Let me dissent very slightly here to urge that we avoid categorical
statements such as this.  Unquestionably, yes, sex between a slave woman and
a free man was usually coercive and nonconsensual; the documentary record
bears that out abundantly, just as one would expect.  

But not always.  

Most obviously, there was the common practice of black men who were born
free or managed to obtain freedom marrying or otherwise sexually involving
themselves with slave women in long-term relationships--and, if they could,
often buying these women eventually and in many cases freeing them, despite
all the weight of Southern law that militated against manumission.  So I
would be inclined to think that sex between a slave woman and a free black
man was frequently noncoercive; instead, it was sometimes marriage or
something approaching marriage in a society brutally unconcerned with black
marital legitimacy.

Beyond that, however--and I realize Kevin was referring to sex between slave
women and free white men--even slave women/white men sexual relationships
were not always coercive.  This particularly subject is not my area of
research, but my research has immersed me in the documentary record of slave
life in Virginia and surrounding states, and to my surprise I have from time
to time--certainly not often, but not extremely rarely, either--come across
situations such as the following:

* a slave woman and a white male indentured servant who form a liaison and
"run away" together

* a white man of relatively little means who owns a few slaves, one of whom
lives with him as his wife in all but name, bears him children, and who is
freed with her children and inherits his property upon his death;

* a white man who leases a slave woman for work, has children with her,
purchases her and her children, frees them all, and marries her;

* a relatively well-off white man whose liaison with a slave woman causes
scandal to his family, whereupon he frees the woman and moves west with her
to a non-slaveholding area and they establish a permanent household and
family there;

* a slave woman who forms a long-term liaison with a well-to-do white man
not her owner and despite her owner's opposition to the relationship.

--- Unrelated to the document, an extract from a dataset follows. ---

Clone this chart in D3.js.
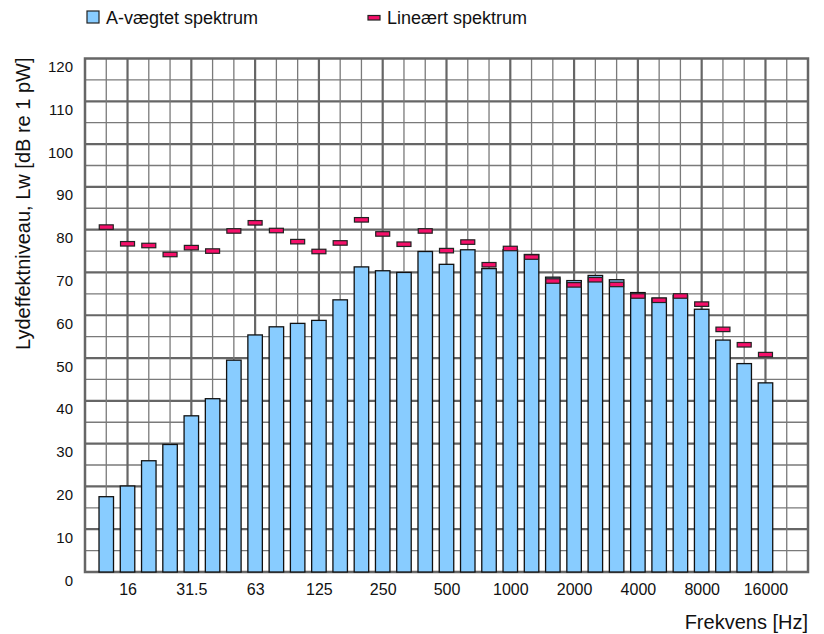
<!DOCTYPE html>
<html>
<head>
<meta charset="utf-8">
<script src="https://cdn.jsdelivr.net/npm/d3@7"></script>
<style>
  body { margin: 0; background: #fff; }
  svg { font-family: "Liberation Sans", Arial, sans-serif; }
</style>
</head>
<body>
<script>
// 1/3-octave band centre frequencies
var freqs = ["12.5","16","20","25","31.5","40","50","63","80","100","125","160","200","250","315","400",
             "500","630","800","1000","1250","1600","2000","2500","3150","4000","5000","6300","8000","10000","12500","16000"];

// A-weighted spectrum (bars), dB
var aWeighted = [17.6, 20.1, 26.0, 29.8, 36.5, 40.5, 49.5, 55.4, 57.3, 58.1, 58.8, 63.6, 71.3, 70.4, 70.0, 74.9,
                 71.9, 75.3, 70.9, 75.3, 74.2, 68.9, 68.1, 69.3, 68.3, 65.3, 64.0, 64.6, 61.4, 54.2, 48.7, 44.2];

// linear spectrum (markers), dB
var linear = [80.6, 76.7, 76.3, 74.2, 75.8, 75.0, 79.7, 81.6, 79.8, 77.2, 74.9, 76.9, 82.3, 79.0, 76.6, 79.7,
              75.1, 77.1, 71.8, 75.6, 73.6, 68.0, 67.1, 68.3, 67.2, 64.5, 63.5, 64.5, 62.6, 56.7, 53.1, 50.8];

var yTicks = [0,10,20,30,40,50,60,70,80,90,100,110,120];
var xLabels = ["16","31.5","63","125","250","500","1000","2000","4000","8000","16000"];

var W = 824, H = 634;
var plotL = 85, plotR = 808, plotT = 58.5, plotB = 572; // note: "top" is taken by window.top

var svg = d3.select("body").append("svg")
	.attr("width", W)
	.attr("height", H);

var x = d3.scaleLinear().domain([0, freqs.length + 2]).range([plotL, plotR]);
var y = d3.scaleLinear().domain([0, 120]).range([plotB, plotT]);

// grid - horizontal, every 5 dB (every 10 is heavier)
var hLines = d3.range(5, 120, 5);
svg.append("g").selectAll("line").data(hLines).enter().append("line")
	.attr("x1", plotL).attr("x2", plotR)
	.attr("y1", function(d){ return y(d); })
	.attr("y2", function(d){ return y(d); })
	.attr("stroke", function(d){ return d % 10 == 0 ? "#666" : "#7a7a7a"; })
	.attr("stroke-width", function(d){ return d % 10 == 0 ? 2.2 : 1.3; });

// grid - vertical, one per band slot, heavier under the labelled bands
var vLines = d3.range(1, freqs.length + 2);
svg.append("g").selectAll("line").data(vLines).enter().append("line")
	.attr("y1", plotT).attr("y2", plotB)
	.attr("x1", function(d){ return x(d); })
	.attr("x2", function(d){ return x(d); })
	.attr("stroke", function(d){ return xLabels.indexOf(freqs[d-1]) >= 0 ? "#666" : "#7a7a7a"; })
	.attr("stroke-width", function(d){ return xLabels.indexOf(freqs[d-1]) >= 0 ? 2.2 : 1.3; });

// plot frame
svg.append("rect")
	.attr("x", plotL).attr("y", plotT)
	.attr("width", plotR - plotL).attr("height", plotB - plotT)
	.attr("fill", "none").attr("stroke", "#666").attr("stroke-width", 2.5);

var barW = 14.5;

svg.append("g").selectAll("rect").data(aWeighted).enter().append("rect")
	.attr("x", function(d, i){ return x(i + 1) - barW / 2; })
	.attr("y", function(d){ return y(d); })
	.attr("width", barW)
	.attr("height", function(d){ return y(0) - y(d); })
	.attr("fill", "#88ccff")
	.attr("stroke", "#111")
	.attr("stroke-width", 1.3);

var mW = 14, mH = 4.5;
svg.append("g").selectAll("rect").data(linear).enter().append("rect")
	.attr("x", function(d, i){ return x(i + 1) - mW / 2; })
	.attr("y", function(d){ return y(d) - mH / 2; })
	.attr("width", mW)
	.attr("height", mH)
	.attr("fill", "#f5106a")
	.attr("stroke", "#222")
	.attr("stroke-width", 1.2);

// y axis labels (sit a little below their grid line, like the original)
var yAxis = svg.append("g")
	.attr("transform", "translate(" + (plotL - 12) + ",0)")
	.call(d3.axisLeft(y).tickValues(yTicks).tickSize(0).tickPadding(0));
yAxis.select(".domain").remove();
yAxis.selectAll("text")
	.attr("dy", "1.0em")
	.attr("y", -2)
	.attr("font-size", 15)
	.attr("font-family", "Liberation Sans, Arial, sans-serif")
	.attr("fill", "#111");

// x axis labels
var xAxis = svg.append("g")
	.attr("transform", "translate(0," + plotB + ")")
	.call(d3.axisBottom(x)
		.tickValues(xLabels.map(function(l){ return freqs.indexOf(l) + 1; }))
		.tickFormat(function(d){ return freqs[d - 1]; })
		.tickSize(0).tickPadding(12));
xAxis.select(".domain").remove();
xAxis.selectAll("text")
	.attr("font-size", 16)
	.attr("font-family", "Liberation Sans, Arial, sans-serif")
	.attr("fill", "#111");

// axis titles
svg.append("text")
	.attr("x", plotR).attr("y", 629)
	.attr("text-anchor", "end")
	.attr("font-size", 20)
	.attr("fill", "#111")
	.text("Frekvens [Hz]");

svg.append("text")
	.attr("transform", "translate(30," + (plotT - 1) + ") rotate(-90)")
	.attr("text-anchor", "end")
	.attr("font-size", 20)
	.attr("fill", "#111")
	.text("Lydeffektniveau, Lw [dB re 1 pW]");

// legend
var legend = svg.append("g");
legend.append("rect")
	.attr("x", 87).attr("y", 11).attr("width", 12).attr("height", 12)
	.attr("fill", "#88ccff").attr("stroke", "#222").attr("stroke-width", 1.2);
legend.append("text")
	.attr("x", 106).attr("y", 24)
	.attr("font-size", 18).attr("fill", "#111")
	.text("A-vægtet spektrum");
legend.append("rect")
	.attr("x", 368).attr("y", 15.5).attr("width", 12).attr("height", 4.5)
	.attr("fill", "#f5106a").attr("stroke", "#222").attr("stroke-width", 1.2);
legend.append("text")
	.attr("x", 387).attr("y", 24)
	.attr("font-size", 18).attr("fill", "#111")
	.text("Lineært spektrum");
</script>
</body>
</html>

Obviously, it is possible that some or all of these relationships and the
unknown number of others similarly anomalous began coercively.  But the more
I study slavery, the more I am struck by how its structural cruelty and
injustice, and its capacity to elicit genuinely evil behavior in so many
instances from otherwise "normal" men and women, nevertheless failed to
eradicate altogether the human capacity for humane connection and
interaction--sexually as well as maternally, filially, companionably, and in
other ways.  

Slavery made such bonds inherently unlikely, not least by actively favoring
their opposites.  It did not, however, make them impossible.   And while the
structure of slave society entitles us to presume coercion in any free white
male/slave female sexual liaison for which we have no evidence to the
contrary, it seems to me that we ought not to preemptively eliminate from
our historical understanding the possibility of genuine humanity even in the
most unpromising and improbable of circumstances if the evidence so
suggests.  It was, after all, just such common humanity that slavery itself
was designed to deny.  I am disinclined to grant its engines of
dehumanization any victories it may not have won.